### INFORMATION PROVIDED
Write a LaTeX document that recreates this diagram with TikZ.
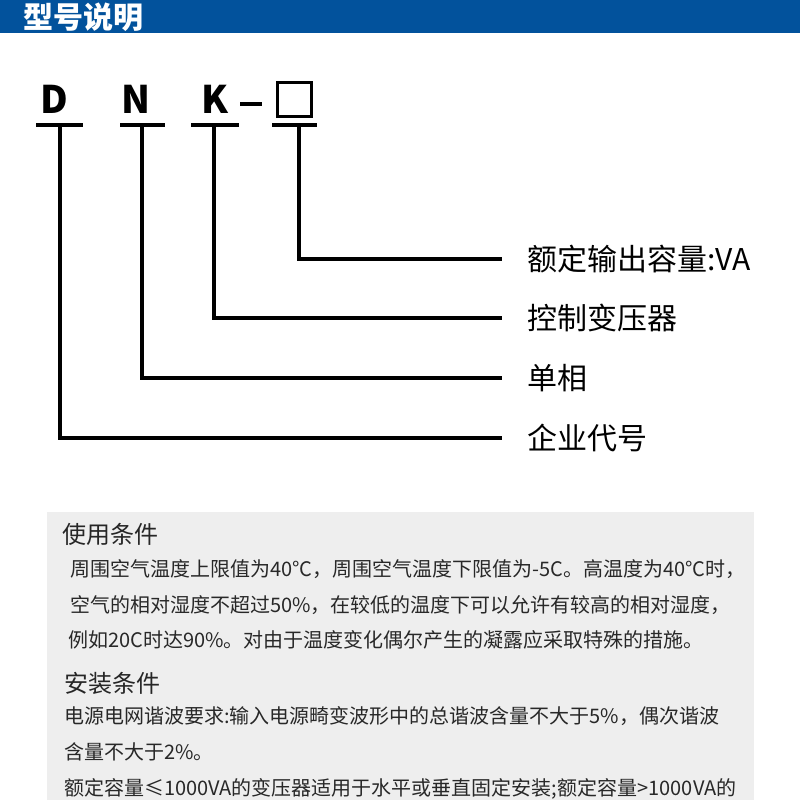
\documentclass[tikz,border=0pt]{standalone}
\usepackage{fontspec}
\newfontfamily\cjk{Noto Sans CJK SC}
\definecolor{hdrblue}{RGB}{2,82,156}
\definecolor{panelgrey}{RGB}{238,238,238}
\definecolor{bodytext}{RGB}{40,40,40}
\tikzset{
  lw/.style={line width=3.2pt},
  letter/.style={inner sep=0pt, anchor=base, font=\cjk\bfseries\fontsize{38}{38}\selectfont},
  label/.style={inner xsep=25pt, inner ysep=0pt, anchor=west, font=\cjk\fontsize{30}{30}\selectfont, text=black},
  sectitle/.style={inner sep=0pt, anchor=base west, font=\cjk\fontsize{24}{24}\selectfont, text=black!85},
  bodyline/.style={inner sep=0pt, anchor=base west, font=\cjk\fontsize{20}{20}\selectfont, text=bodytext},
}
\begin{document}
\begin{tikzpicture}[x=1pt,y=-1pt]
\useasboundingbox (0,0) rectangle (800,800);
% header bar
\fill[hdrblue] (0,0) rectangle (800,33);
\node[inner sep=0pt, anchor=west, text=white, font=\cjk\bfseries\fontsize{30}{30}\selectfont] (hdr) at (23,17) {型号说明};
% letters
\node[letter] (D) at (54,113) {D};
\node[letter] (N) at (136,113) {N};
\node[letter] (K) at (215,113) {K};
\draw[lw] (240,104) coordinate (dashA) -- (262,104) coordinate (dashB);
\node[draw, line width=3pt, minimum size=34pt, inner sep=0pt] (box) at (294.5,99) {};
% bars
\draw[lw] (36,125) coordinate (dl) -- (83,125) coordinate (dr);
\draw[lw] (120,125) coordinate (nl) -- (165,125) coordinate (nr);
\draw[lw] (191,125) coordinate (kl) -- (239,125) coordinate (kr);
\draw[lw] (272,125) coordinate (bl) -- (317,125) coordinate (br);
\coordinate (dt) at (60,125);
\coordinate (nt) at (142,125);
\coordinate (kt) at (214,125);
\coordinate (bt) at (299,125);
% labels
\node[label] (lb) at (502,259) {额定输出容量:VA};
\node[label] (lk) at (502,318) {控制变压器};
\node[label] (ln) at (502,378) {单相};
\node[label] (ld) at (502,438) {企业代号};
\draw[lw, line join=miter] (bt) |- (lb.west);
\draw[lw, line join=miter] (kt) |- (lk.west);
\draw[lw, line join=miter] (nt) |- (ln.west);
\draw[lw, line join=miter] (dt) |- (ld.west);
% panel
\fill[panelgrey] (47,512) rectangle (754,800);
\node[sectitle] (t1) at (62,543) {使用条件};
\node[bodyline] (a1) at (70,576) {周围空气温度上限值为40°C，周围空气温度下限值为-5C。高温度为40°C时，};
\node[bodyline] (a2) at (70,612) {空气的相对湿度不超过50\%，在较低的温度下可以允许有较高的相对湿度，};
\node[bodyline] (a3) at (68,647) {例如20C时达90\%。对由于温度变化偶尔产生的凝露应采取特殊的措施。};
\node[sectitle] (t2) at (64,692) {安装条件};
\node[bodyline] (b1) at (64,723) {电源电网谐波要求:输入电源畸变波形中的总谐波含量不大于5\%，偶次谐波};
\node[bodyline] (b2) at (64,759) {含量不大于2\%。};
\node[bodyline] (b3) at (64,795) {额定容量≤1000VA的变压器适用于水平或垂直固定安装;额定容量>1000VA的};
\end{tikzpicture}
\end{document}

### WHAT YOU ARE ASKED TO DO
Return the listing above word for word, with the pictures removed.

### ANSWER TO THE EXERCISE
Write a LaTeX document that recreates this diagram with TikZ.
\documentclass[tikz,border=0pt]{standalone}
\usepackage{fontspec}
\newfontfamily\cjk{Noto Sans CJK SC}
\definecolor{hdrblue}{RGB}{2,82,156}
\definecolor{panelgrey}{RGB}{238,238,238}
\definecolor{bodytext}{RGB}{40,40,40}
\tikzset{
  lw/.style={line width=3.2pt},
  letter/.style={inner sep=0pt, anchor=base, font=\cjk\bfseries\fontsize{38}{38}\selectfont},
  label/.style={inner xsep=25pt, inner ysep=0pt, anchor=west, font=\cjk\fontsize{30}{30}\selectfont, text=black},
  sectitle/.style={inner sep=0pt, anchor=base west, font=\cjk\fontsize{24}{24}\selectfont, text=black!85},
  bodyline/.style={inner sep=0pt, anchor=base west, font=\cjk\fontsize{20}{20}\selectfont, text=bodytext},
}
\begin{document}
\begin{tikzpicture}[x=1pt,y=-1pt]
\useasboundingbox (0,0) rectangle (800,800);
% header bar
\fill[hdrblue] (0,0) rectangle (800,33);
\node[inner sep=0pt, anchor=west, text=white, font=\cjk\bfseries\fontsize{30}{30}\selectfont] (hdr) at (23,17) {型号说明};
% letters
\node[letter] (D) at (54,113) {D};
\node[letter] (N) at (136,113) {N};
\node[letter] (K) at (215,113) {K};
\draw[lw] (240,104) coordinate (dashA) -- (262,104) coordinate (dashB);
\node[draw, line width=3pt, minimum size=34pt, inner sep=0pt] (box) at (294.5,99) {};
% bars
\draw[lw] (36,125) coordinate (dl) -- (83,125) coordinate (dr);
\draw[lw] (120,125) coordinate (nl) -- (165,125) coordinate (nr);
\draw[lw] (191,125) coordinate (kl) -- (239,125) coordinate (kr);
\draw[lw] (272,125) coordinate (bl) -- (317,125) coordinate (br);
\coordinate (dt) at (60,125);
\coordinate (nt) at (142,125);
\coordinate (kt) at (214,125);
\coordinate (bt) at (299,125);
% labels
\node[label] (lb) at (502,259) {额定输出容量:VA};
\node[label] (lk) at (502,318) {控制变压器};
\node[label] (ln) at (502,378) {单相};
\node[label] (ld) at (502,438) {企业代号};
\draw[lw, line join=miter] (bt) |- (lb.west);
\draw[lw, line join=miter] (kt) |- (lk.west);
\draw[lw, line join=miter] (nt) |- (ln.west);
\draw[lw, line join=miter] (dt) |- (ld.west);
% panel
\fill[panelgrey] (47,512) rectangle (754,800);
\node[sectitle] (t1) at (62,543) {使用条件};
\node[bodyline] (a1) at (70,576) {周围空气温度上限值为40°C，周围空气温度下限值为-5C。高温度为40°C时，};
\node[bodyline] (a2) at (70,612) {空气的相对湿度不超过50\%，在较低的温度下可以允许有较高的相对湿度，};
\node[bodyline] (a3) at (68,647) {例如20C时达90\%。对由于温度变化偶尔产生的凝露应采取特殊的措施。};
\node[sectitle] (t2) at (64,692) {安装条件};
\node[bodyline] (b1) at (64,723) {电源电网谐波要求:输入电源畸变波形中的总谐波含量不大于5\%，偶次谐波};
\node[bodyline] (b2) at (64,759) {含量不大于2\%。};
\node[bodyline] (b3) at (64,795) {额定容量≤1000VA的变压器适用于水平或垂直固定安装;额定容量>1000VA的};
\end{tikzpicture}
\end{document}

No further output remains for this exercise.